Мы коснулись тех качеств художественной культуры, которые делали ее способом памятования о человеке и, следовательно, способом бытования традиции. Интимно пережитая новизна возможна лишь там, где есть понимание предварявшего ее опыта. Акцент «людей культуры» на искренности переживания с неизбежностью требовал от них энциклопедической образованности, огромного запаса книжных знаний и, как следствие, тщательной артикулированности, выверенности поступков и мыслей. Но, главное, это требование «жизненной подлинности» предполагало память сокровенного преемствования духа, непрестанного «сердечного усилия», душевной зрелости, опыта само-превозмогания, само-про-из-растания. Здесь и скрывались истоки популярнейшего в старом Китае мотива «трудностей учения»: нелегко вызубрить свод канонов и комментарии к ним, но стократ труднее преодолеть умственную косность, добиться безупречной ясности сознания.

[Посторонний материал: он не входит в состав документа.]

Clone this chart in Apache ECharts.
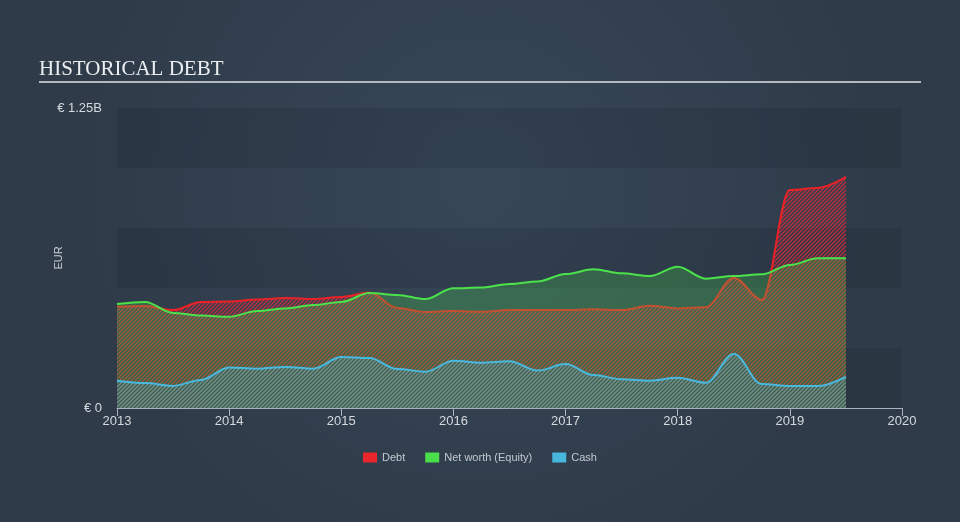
<!DOCTYPE html>
<html>
<head>
<meta charset="utf-8">
<script src="https://cdn.jsdelivr.net/npm/echarts@6/dist/echarts.min.js"></script>
<style>
html,body{margin:0;padding:0;background:#323f4e;}
#chart{width:960px;height:522px;}
</style>
</head>
<body>
<div id="chart"></div>
<script>
// Quarterly reporting dates (decimal years)
var dates = [2013.0, 2013.25, 2013.5, 2013.75, 2014.0, 2014.25, 2014.5, 2014.75,
             2015.0, 2015.25, 2015.5, 2015.75, 2016.0, 2016.25, 2016.5, 2016.75,
             2017.0, 2017.25, 2017.5, 2017.75, 2018.0, 2018.25, 2018.5, 2018.75,
             2019.0, 2019.25, 2019.5];
// Values in EUR billions
var debt = [0.422, 0.425, 0.408, 0.442, 0.444, 0.452, 0.458, 0.454,
            0.463, 0.481, 0.417, 0.400, 0.404, 0.401, 0.408, 0.408,
            0.408, 0.411, 0.408, 0.426, 0.415, 0.420, 0.542, 0.450,
            0.908, 0.917, 0.963];
var equity = [0.433, 0.442, 0.396, 0.385, 0.380, 0.404, 0.415, 0.429,
              0.442, 0.479, 0.471, 0.454, 0.499, 0.502, 0.517, 0.527,
              0.558, 0.578, 0.561, 0.550, 0.589, 0.539, 0.550, 0.557,
              0.596, 0.624, 0.624];
var cash = [0.114, 0.104, 0.092, 0.117, 0.169, 0.164, 0.171, 0.164,
            0.2125, 0.208, 0.1625, 0.151, 0.197, 0.189, 0.195, 0.156,
            0.183, 0.1375, 0.120, 0.114, 0.126, 0.105, 0.225, 0.100,
            0.092, 0.092, 0.130];
var yTickLabels = {0: '€ 0', 1.25: '€ 1.25B'};
var seriesNames = ['Debt', 'Net worth (Equity)', 'Cash'];

function pair(xs, ys) { return xs.map(function (x, i) { return [x, ys[i]]; }); }

function hatch(color, w) {
  var c = document.createElement('canvas');
  var s = 4;
  c.width = s; c.height = s;
  var g = c.getContext('2d');
  g.strokeStyle = color;
  g.lineWidth = w;
  g.beginPath();
  g.moveTo(-1, s + 1); g.lineTo(s + 1, -1);
  g.moveTo(-1, 1); g.lineTo(1, -1);
  g.moveTo(s - 1, s + 1); g.lineTo(s + 1, s - 1);
  g.stroke();
  return c;
}

var chart = echarts.init(document.getElementById('chart'), null, {renderer: 'canvas'});
var lineCommon = {type: 'line', smooth: 0.35, smoothMonotone: 'x', showSymbol: false, symbol: 'none'};
var sans = '"Liberation Sans", Arial, sans-serif';

chart.setOption({
  backgroundColor: {
    type: 'radial', x: 0.5, y: 0.35, r: 0.75,
    colorStops: [{offset: 0, color: '#374758'}, {offset: 1, color: '#2f3b49'}]
  },
  animation: false,
  title: {
    text: 'HISTORICAL DEBT', left: 34, top: 54,
    textStyle: {fontFamily: '"Liberation Serif", "Times New Roman", serif', fontWeight: 'normal', fontSize: 21, color: '#eceff2'}
  },
  graphic: [{
    type: 'rect', shape: {x: 39, y: 81, width: 882, height: 2}, style: {fill: '#b4b9bf'}, silent: true
  }],
  legend: {
    data: seriesNames, left: 358, top: 447, itemWidth: 14, itemHeight: 10, itemGap: 20,
    icon: 'rect',
    textStyle: {color: '#c3c9cf', fontSize: 11, fontFamily: sans}
  },
  grid: {left: 117, right: 58, top: 108, bottom: 114, containLabel: false},
  xAxis: {
    type: 'value', min: 2013, max: 2020, interval: 1,
    axisLine: {show: true, lineStyle: {color: '#a9b2bb', width: 1}},
    axisTick: {show: true, length: 8, lineStyle: {color: '#a9b2bb'}},
    axisLabel: {color: '#d5d9dd', fontSize: 13, margin: 7, fontFamily: sans,
      formatter: function (v) { return String(Math.round(v)); }},
    splitLine: {show: false}
  },
  yAxis: {
    type: 'value', min: 0, max: 1.25, interval: 0.25,
    name: 'EUR', nameLocation: 'middle', nameGap: 53, nameRotate: 90, nameMoveOverlap: false,
    nameTextStyle: {color: '#c8cdd2', fontSize: 11, fontFamily: sans},
    axisLine: {show: false}, axisTick: {show: false}, splitLine: {show: false},
    axisLabel: {color: '#d5d9dd', fontSize: 13, margin: 15, fontFamily: sans,
      formatter: function (v) { return yTickLabels[v] !== undefined ? yTickLabels[v] : ''; }},
    splitArea: {show: true, areaStyle: {color: ['rgba(22,30,42,0.17)', 'rgba(0,0,0,0)']}}
  },
  series: [
    Object.assign({}, lineCommon, {
      name: 'Debt', data: pair(dates, debt), color: '#e8262b',
      lineStyle: {color: '#ea2228', width: 2},
      areaStyle: {color: {image: hatch('rgba(228,45,60,0.75)', 1.4), repeat: 'repeat'}, opacity: 1},
      z: 2
    }),
    Object.assign({}, lineCommon, {
      name: 'Net worth (Equity)', data: pair(dates, equity), color: '#4ade4a',
      lineStyle: {color: '#4be24b', width: 2},
      areaStyle: {color: 'rgba(74,222,74,0.25)', opacity: 1},
      z: 3
    }),
    Object.assign({}, lineCommon, {
      name: 'Cash', data: pair(dates, cash), color: '#47b8dc',
      lineStyle: {color: '#48b9de', width: 2},
      areaStyle: {color: {image: hatch('rgba(80,185,220,0.55)', 1.4), repeat: 'repeat'}, opacity: 1},
      z: 4
    })
  ]
});
</script>
</body>
</html>
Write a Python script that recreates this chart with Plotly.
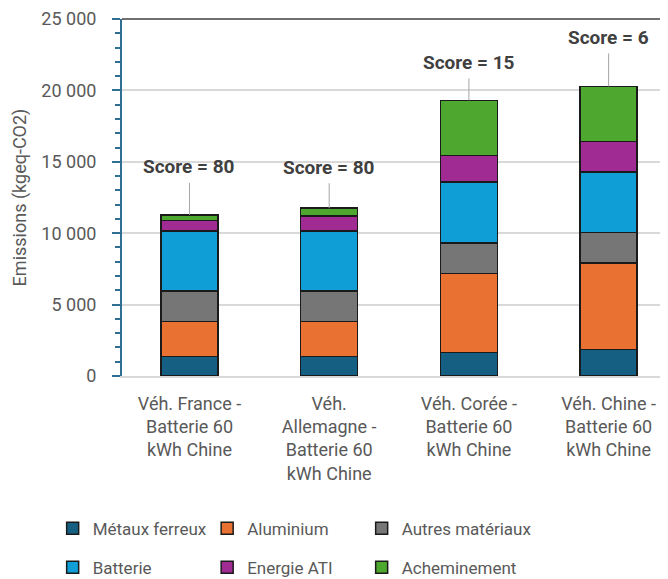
import plotly.graph_objects as go

categories = [
    "Véh. France -<br>Batterie 60<br>kWh Chine",
    "Véh.<br>Allemagne -<br>Batterie 60<br>kWh Chine",
    "Véh. Corée -<br>Batterie 60<br>kWh Chine",
    "Véh. Chine -<br>Batterie 60<br>kWh Chine",
]
metaux_ferreux = [1350, 1350, 1630, 1870]
aluminium = [2450, 2450, 5550, 6050]
autres_materiaux = [2140, 2140, 2140, 2130]
batterie = [4200, 4200, 4270, 4240]
energie_ati = [750, 1070, 1860, 2140]
acheminement = [390, 540, 3850, 3850]
scores = [80, 80, 15, 6]

series_names = ["Métaux ferreux", "Aluminium", "Autres matériaux",
                "Batterie", "Energie ATI", "Acheminement"]
series_values = [metaux_ferreux, aluminium, autres_materiaux,
                 batterie, energie_ati, acheminement]
series_colors = ["#156082", "#E97132", "#767676", "#0F9ED5", "#A02B93", "#4EA72E"]
series_legends = ["legend", "legend", "legend", "legend2", "legend2", "legend2"]
series_legendwidths = [109.5, 109.5, 200, 109.5, 109.5, 200]

# pixel offsets of the score labels above the bars (styling)
score_offsets = [-48, -41, -38, -49]

FONT = "Roboto"
GRAY_TXT = "#595959"
AXIS_COL = "#2F6F93"

fig = go.Figure()
for name, vals, col, leg, lw in zip(series_names, series_values, series_colors,
                                    series_legends, series_legendwidths):
    fig.add_trace(go.Bar(
        x=categories, y=vals, name=name, legend=leg, legendwidth=lw,
        marker=dict(color=col, line=dict(color="#1a1a1a", width=1.5)),
    ))

totals = [sum(v) for v in zip(*series_values)]
for cat, tot, sc, off in zip(categories, totals, scores, score_offsets):
    fig.add_annotation(
        x=cat, y=tot, text=f"Score = {sc}",
        showarrow=True, arrowhead=0, arrowwidth=1, arrowcolor="#A6A6A6",
        ax=0, ay=off, borderpad=4,
        font=dict(family=FONT, size=19, color="#404040", weight="bold"),
    )

fig.add_shape(type="line", xref="paper", yref="paper", x0=0, x1=1, y0=1, y1=1,
              line=dict(color="#404040", width=1.5))

legend_common = dict(
    orientation="h", xanchor="left", yanchor="middle",
    entrywidthmode="pixels",
    font=dict(family=FONT, size=17, color=GRAY_TXT),
    bgcolor="rgba(0,0,0,0)", traceorder="normal",
)

fig.update_layout(
    width=660, height=571,
    margin=dict(l=114, r=0, t=10.5, b=203, autoexpand=False),
    plot_bgcolor="white", paper_bgcolor="white",
    barmode="stack", bargap=0.592,
    separators=", ",
    font=dict(family=FONT, color=GRAY_TXT),
    legend=dict(x=-0.127, y=-0.428, **legend_common),
    legend2=dict(x=-0.127, y=-0.537, **legend_common),
    xaxis=dict(
        range=[-0.483, 3.425],
        showline=True, linecolor="#D9D9D9", linewidth=2,
        showgrid=False, ticks="",
        tickfont=dict(family=FONT, size=18, color=GRAY_TXT),
        ticklabelstandoff=10,
    ),
    yaxis=dict(
        range=[0, 25000], dtick=5000, tickformat=",",
        showline=True, linecolor=AXIS_COL, linewidth=2,
        showgrid=True, gridcolor="#D9D9D9", gridwidth=1.5,
        zeroline=False,
        ticks="outside", ticklen=8, tickcolor=AXIS_COL, tickwidth=1.5,
        minor=dict(dtick=1000, ticks="outside", ticklen=5, tickcolor=AXIS_COL,
                   tickwidth=1.5, showgrid=False),
        tickfont=dict(family=FONT, size=18, color=GRAY_TXT),
        ticklabelstandoff=12,
        title=dict(text="Emissions (kgeq-CO2)", standoff=10,
                   font=dict(family=FONT, size=18, color=GRAY_TXT)),
    ),
)

fig.write_html("out.html")
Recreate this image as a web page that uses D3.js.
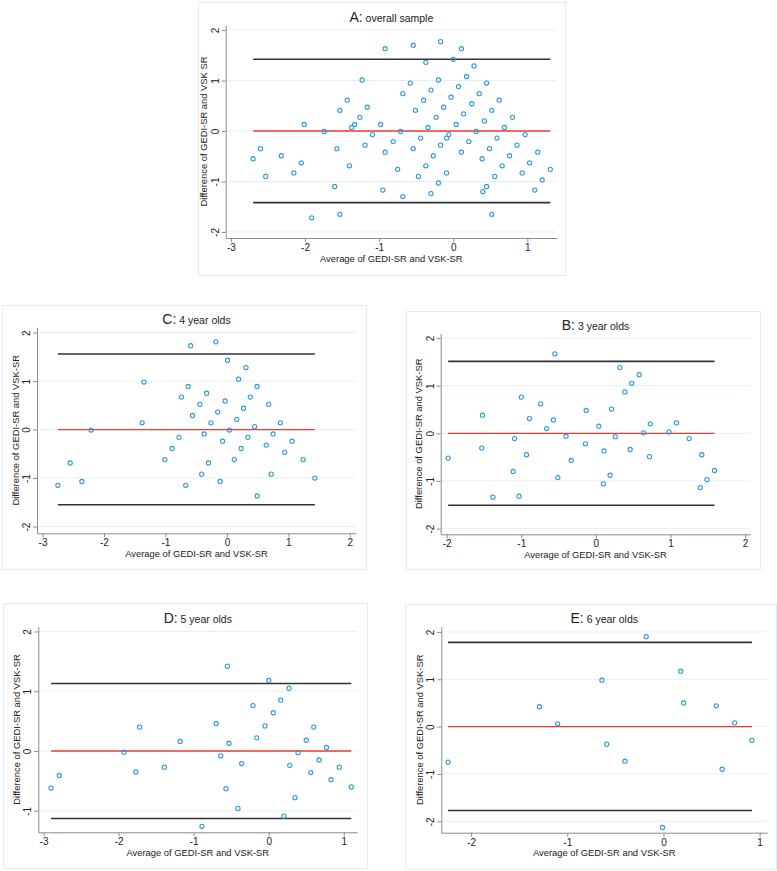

Превзойти себя означает себя устранить — и открыть неисповедимые горизонты совместного и собирательного знания, подлинного со-знания. Так жест самосокрытия «человека культуры», обнажая предел человеческого общения, выступал залогом безусловной сообщительности людей. Удивительно ли, что возвышенный муж, удалившийся от общества, традиционно считался в Китае не менее нужным «великому делу» правления, чем государь? В политике, как и в укромной дружбе, герою традиции следовало предлагать себя правителю (и всему обществу), но никогда не сходиться с ним в цене. И если он, как говорили в Китае, «не встречал судьбы» и погибал от руки тирана, тем самым он еще более укреплял веру в правоту своего дела.